Meaning that owners in these entities can be individuals,
as well as other types of corporations, including more C-Corps or LLCs.
At this point you're head might be swimming in all these details.
Don't worry, just remember that most companies are generally very simply
structured C-Corps or LLCs.
But it is important to know these particular details that make
each one unique.
Lastly, I want to talk to you about the two documents that are necessary and
important to the formation of your company.
Not surprising, there is yet more similar, but
differently named documents regarding C-Corps and LLCs.
When forming an LLC,
you must file what is known as articles of organization in the state you live in.
When forming a C-Corp, you must file articles in the corporation.
The role of both of these documents is to set up the basics for the corporation,
such as contact information, mailing address, and ownership rights.

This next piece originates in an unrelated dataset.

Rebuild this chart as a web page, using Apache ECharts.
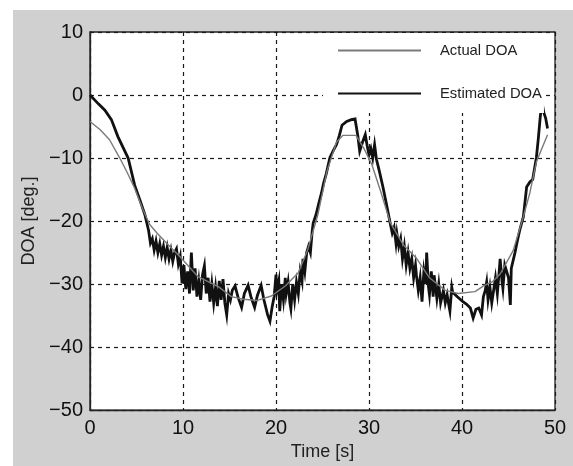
<!DOCTYPE html>
<html>
<head>
<meta charset="utf-8">
<script src="https://cdn.jsdelivr.net/npm/echarts@6/dist/echarts.min.js"></script>
<style>
html,body{margin:0;padding:0;background:#fff;}
#chart{width:573px;height:466px;}
</style>
</head>
<body>
<div id="chart"></div>
<script>
// Tick values
var xTicks = [0, 10, 20, 30, 40, 50];
var yTicks = [-50, -40, -30, -20, -10, 0, 10];
var seriesNames = ['Actual DOA', 'Estimated DOA'];

// Actual DOA (thin grey)
var actualTime = [0, 1.1, 2.1, 3.2, 4.0, 4.8, 5.7, 6.4, 7.2, 8.3, 9.7, 11.6, 13.8, 15.2, 16.5, 18.0, 19.5, 21.0, 22.4, 23.4, 24.5, 25.5, 26.5, 27.2, 28.6, 29.5, 30.3, 31.3, 32.3, 33.7, 35.1, 36.5, 38.2, 39.6, 41.4, 42.4, 43.3, 44.1, 45.5, 46.6, 47.3, 48.0, 49.2];
var actualDOA = [-4.2, -5.5, -7.1, -10, -12.3, -14.8, -18.2, -20.5, -21.9, -23.6, -25.7, -28.8, -30.4, -32, -32.4, -32.6, -31.9, -30.3, -28.2, -24.6, -19, -12, -7.5, -6.4, -6.4, -8.6, -11, -15.5, -20.3, -23.8, -25.9, -29, -31, -31.5, -31.2, -30.2, -29.6, -28.4, -24.7, -19.3, -15.5, -10.6, -6.3];

// Estimated DOA (thick black, noisy)
var estTime = [0, 0.9, 1.6, 2.3, 3.0, 4.1, 4.8, 5.4, 5.9, 6.3, 6.5, 6.7, 6.9, 7.1, 7.3, 7.5, 7.7, 7.9, 8.1, 8.3, 8.5, 8.7, 8.9, 9.1, 9.3, 9.5, 9.7, 9.9, 10.1, 10.3, 10.5, 10.7, 10.9, 11.1, 11.3, 11.5, 11.7, 11.9, 12.1, 12.3, 12.5, 12.7, 12.9, 13.1, 13.3, 13.5, 13.7, 13.9, 14.1, 14.3, 14.5, 14.7, 14.9, 15.1, 15.3, 15.6, 15.9, 16.3, 16.6, 17.0, 17.3, 17.7, 18.0, 18.4, 18.7, 19.1, 19.35, 19.6, 19.8, 20.0, 20.1, 20.3, 20.4, 20.6, 20.8, 21.0, 21.1, 21.3, 21.5, 21.6, 21.8, 22.0, 22.2, 22.4, 22.6, 22.8, 22.9, 23.1, 23.3, 23.5, 23.7, 23.9, 24.0, 24.3, 24.6, 24.9, 25.1, 25.4, 25.8, 26.2, 26.5, 26.8, 27.1, 27.6, 28.1, 28.5, 28.8, 29.0, 29.3, 29.6, 29.8, 30.0, 30.2, 30.4, 30.6, 30.8, 31.1, 31.5, 31.9, 32.3, 32.5, 32.7, 32.9, 33.0, 33.2, 33.4, 33.6, 33.8, 34.0, 34.2, 34.4, 34.6, 34.8, 35.0, 35.1, 35.3, 35.5, 35.7, 35.9, 36.1, 36.2, 36.4, 36.5, 36.7, 36.9, 37.0, 37.2, 37.3, 37.5, 37.7, 37.8, 38.0, 38.2, 38.4, 38.6, 38.7, 38.9, 39.0, 39.5, 40.1, 40.5, 40.9, 41.2, 41.5, 41.8, 42.1, 42.3, 42.5, 42.65, 42.8, 43.0, 43.2, 43.4, 43.6, 43.8, 44.0, 44.1, 44.3, 44.4, 44.6, 44.8, 45.0, 45.2, 45.3, 45.5, 45.7, 45.9, 46.2, 46.6, 46.95, 47.3, 47.6, 48.0, 48.2, 48.4, 48.6, 48.8, 49.0, 49.2];
var estDOA = [0, -1.4, -2.4, -3.9, -6.6, -10, -14.3, -16.8, -19.0, -21.5, -23.5, -22.8, -24.6, -23.2, -25.0, -23.6, -25.4, -24.0, -25.8, -24.2, -26.0, -24.6, -26.4, -25.0, -24.4, -26.8, -25.6, -29.9, -27.0, -30.8, -28.0, -31.5, -25.0, -31.0, -27.5, -32.0, -29.5, -32.5, -28.5, -27.1, -31.5, -29.0, -32.8, -30.0, -33.0, -30.5, -33.5, -29.5, -32.5, -29.2, -33.0, -34.9, -31.5, -32.5, -31.0, -30.3, -32.0, -33.7, -31.5, -30.2, -32.0, -33.7, -31.8, -30.2, -32.5, -34.9, -35.9, -33.5, -32.0, -28.5, -31.0, -29.5, -34.3, -30.0, -32.5, -29.0, -31.5, -29.7, -33.0, -33.9, -30.0, -32.5, -29.7, -31.5, -28.0, -29.5, -26.0, -28.0, -25.0, -24.0, -25.0, -21.5, -20.3, -19.0, -17.2, -15.5, -14.1, -12.5, -9.9, -8.7, -7.9, -6.5, -4.8, -4.2, -3.9, -3.8, -6.5, -8.9, -7.5, -6.3, -8.0, -9.5, -8.5, -10.0, -7.9, -10.2, -12.0, -14.6, -17.5, -20.5, -21.9, -21.0, -23.5, -22.0, -24.0, -22.8, -26.0, -24.0, -27.0, -25.0, -27.5, -26.0, -29.0, -27.0, -28.6, -31.0, -29.0, -32.8, -28.0, -30.0, -25.0, -30.5, -31.7, -28.0, -32.0, -28.6, -31.0, -32.3, -30.0, -33.0, -33.3, -31.0, -33.0, -31.7, -33.5, -34.3, -30.5, -31.3, -32.0, -32.8, -33.2, -33.8, -35.4, -34.0, -33.8, -34.9, -32.0, -31.0, -29.7, -32.5, -30.5, -33.0, -33.3, -29.0, -31.5, -28.0, -26.0, -29.5, -30.7, -27.0, -27.2, -29.0, -33.3, -27.5, -27.2, -25.0, -23.5, -21.5, -19.3, -14.6, -13.8, -13.4, -9.9, -7.0, -3.7, -1.1, -2.8, -3.7, -5.3];

function pairs(xs, ys) { return xs.map(function (x, i) { return [x, ys[i]]; }); }
function fmt(v) { return String(v).replace('-', '\u2212'); }

var chart = echarts.init(document.getElementById('chart'), null, {renderer: 'canvas'});
var FONT = 'Liberation Sans, Arial, Helvetica, sans-serif';
var gridLine = {show: true, lineStyle: {color: '#1a1a1a', width: 1.2, type: [4, 4]}};

chart.setOption({
  animation: false,
  backgroundColor: '#fff',
  graphic: {elements: [{type: 'rect', z: -100, silent: true,
    shape: {x: 13, y: 10, width: 560, height: 456},
    style: {fill: '#d0d0d0'}}]},
  grid: {left: 90, top: 32, width: 465, height: 385, show: true,
    backgroundColor: '#fff', borderColor: '#222', borderWidth: 1.3, containLabel: false},
  legend: {
    orient: 'vertical', left: 323, top: 33,
    padding: [10, 2, 12, 14], itemGap: 28,
    itemWidth: 83, itemHeight: 14,
    backgroundColor: '#fff',
    itemStyle: {opacity: 0},
    data: seriesNames,
    textStyle: {fontFamily: FONT, fontSize: 14.8, color: '#222', padding: [0, 0, 0, 14]}
  },
  xAxis: {
    type: 'value', min: xTicks[0], max: xTicks[xTicks.length - 1], interval: 10,
    name: 'Time [s]', nameLocation: 'middle', nameGap: 28,
    nameTextStyle: {fontFamily: FONT, fontSize: 18, color: '#222'},
    axisLine: {show: true, onZero: false, lineStyle: {color: '#222', width: 1.3}},
    axisTick: {show: false},
    axisLabel: {fontFamily: FONT, fontSize: 20, color: '#111', margin: 8, formatter: fmt},
    splitLine: gridLine
  },
  yAxis: {
    type: 'value', min: yTicks[0], max: yTicks[yTicks.length - 1], interval: 10,
    name: 'DOA [deg.]', nameLocation: 'middle', nameGap: 43, nameRotate: 90,
    nameTextStyle: {fontFamily: FONT, fontSize: 18, color: '#222'},
    axisLine: {show: true, onZero: false, lineStyle: {color: '#222', width: 1.3}},
    axisTick: {show: false},
    axisLabel: {fontFamily: FONT, fontSize: 20, color: '#111', margin: 7, formatter: fmt},
    splitLine: gridLine
  },
  series: [
    {name: seriesNames[0], type: 'line', data: pairs(actualTime, actualDOA),
      showSymbol: false, symbol: 'none', z: 3,
      lineStyle: {color: '#7a7a7a', width: 1.4}, itemStyle: {color: '#7a7a7a'}},
    {name: seriesNames[1], type: 'line', data: pairs(estTime, estDOA),
      showSymbol: false, symbol: 'none', z: 2,
      lineStyle: {color: '#111', width: 2.8, join: 'miter'}, itemStyle: {color: '#111'}}
  ]
});
</script>
</body>
</html>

These documents are both filed with the state in which the company is registered,
and are part of the public record.
Also, I'd like note that,
in the United States, operating a business in multiple states is permitted, and
does not require you to form a new corporation in each state.
Rather, you must register your company with the state you planted your
business as an out of state entity.
The last two documents we'll cover or considered to be the blueprints for
the each type of entity.
These are the corporate bylaws in the case of C-Corps and
operating agreement in the case of LLCs.
What do they do?
Well, they define how the company runs and operates.
They formalize the structure in the company.
They determine roles and responsibilities.
Oftentimes they describe the powers, rights and capitalization distributions
of stakeholders, including shareholders, members, directors and officers.
And they help settle disputes that may arise among shareholders.
Lastly, these documents are not publicly filed but
rather internal legal documents signed by the owners.
This, of course, changes if the company becomes listed on a public stock exchange.
So what does all this discussion add up to?
Once again the goal is to get you familiar with this types of entities.
Ultimately we highly recommend that you work with an experienced and
trusted attorney to choose the correct business entity that will work best for
your future growth needs as well as your tax situation.
Also don't be afraid.
The reality is that most people make mistakes along the way when it comes to
incorporation.
Remember that mistakes can be corrected, albeit often at an expense, but don't let
perfection get in the way of progress for getting your business off the ground.
You'll learn a lot more setting up your entity that you ever will listening
to me or anyone else talking about this subject, so let's get to work.